Aside from exposing his woeful ignorance of history--it wasn't a "civil war" by any academic stretch--he may have unwittingly probed the truth. In fact, we ARE, since Obama's election,  at "one of the most dangerous points in our history". But, it certainly isn't because the Conservatives or the Tea Partiers are irrationally pressing to repeal, defund or delay the Obamacare  horror. It is precisely because the Progressives are hellbent to "fundamentally transform the United States of America" into another failed utopian state.

Like it or not, Harkin and his verminous Progressive co-conspirators are totally responsible for the historic spike in State nullification actions around the country, to say nothing of the burgeoning secessionist sentiment now sweeping this once venerable union of States.

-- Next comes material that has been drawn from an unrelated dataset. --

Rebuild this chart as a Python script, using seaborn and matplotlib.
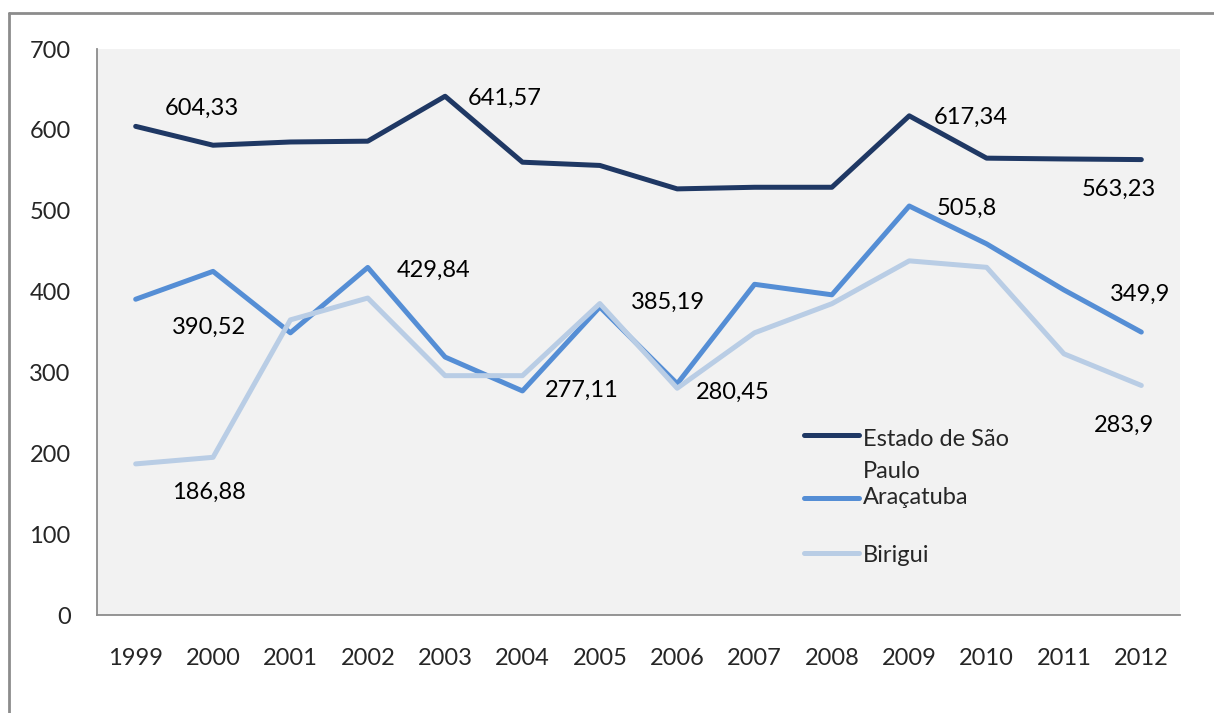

Were we a Republic ideologically at peace with ourselves, this turmoil wouldn't be happening. Sadly, however, we are in the throes of a sinister and probably irremediable ideological struggle whose outcome, while still uncertain, is probably pre-ordained.

What Comrade Harkin and his Progressive apparatchiks are disinclined to appreciate is that not all Americans--especially those who are still alive, breathing and thinking--have any intention of going down with a sinking ship. Only suicidal and feckless ideologues of the neo-Marxist genre are willing to blindly follow that self-destructive path.

Over the years, we've been spoon-fed a lot of crap and drivel about secession and nullification--what it is and what it isn't; whether or not it is treasonous or legal. The short of it is that when all else fails to check tyranny both remedies are constitutional--no less so than rebellion and civil disobedience.

History and the wisdom of our Founders clearly demonstrate that  neither nullification nor secession is treasonous--unless, of course, you are one of the country's ruling elites today who disdainfully view the Constitution as a pesky document to be circumvented and violated if such actions advance one's self-serving ideological agenda and unquenchable thirst for power.

As I substantively explained in my book, "A Patriot's Call to Action", secession is absolutely, irrefutably, incontrovertibly constitutional and, therefore, lawful. Successful force of arms alone doesn't extinguish the unalienable rights of the People subjugated or the reserved powers of the States. (Note: there's a good reason why Confederate leaders weren't hauled into court for treason following the North's costly victory over the South. The North didn't want to lose in court what it thought it had won on the battlefield.)

Always remember that the union is based upon a contract between the sovereign States and the federal government, the former which created the latter. As in all contracts, if either party to that contract violates the terms of that contract (think Constitution), then the contract is null and void. Simple contract law. More precisely, those powers, stated or unstated, not specifically granted by the States to the federal government are, by virtue of the 9th and 10th Amendments, solely vested in the States and/or the People. And nowhere in the Constitution or in our founding documents are secession and nullification prohibited or subject to federal review or sanction. (It is important to note that three States--look it up--conditioned their ratification of the Constitution upon their reserved right to secede if the federal government usurped undelegated powers, or if the contract no longer adequately served the sovereign interests of the States.)

Though over the years the States have been lulled into a condition of servility by obscenely huge unconstitutional federal giveaways, the Constitution can be ignored, but it can't be bought off. As is, it remains the Supreme Law of the land, and only the People, the final arbiters, through their duly elected representatives can amend it.

So, again, Harkin was unwittingly more right than he was wrong. Where he erred was in conveying the dimwitted notion that the union's dissolution is the fault of Republicans, Conservatives and Tea Partiers who oppose Obamacare.

Going forward, we need to expunge the dangerous revisionism and misinformation which stigmatize or otherwise delegitimize secession and nullification. In these precarious times, let the Founders be our guide. We negate or otherwise ignore sacred constitutional remedies at our own peril.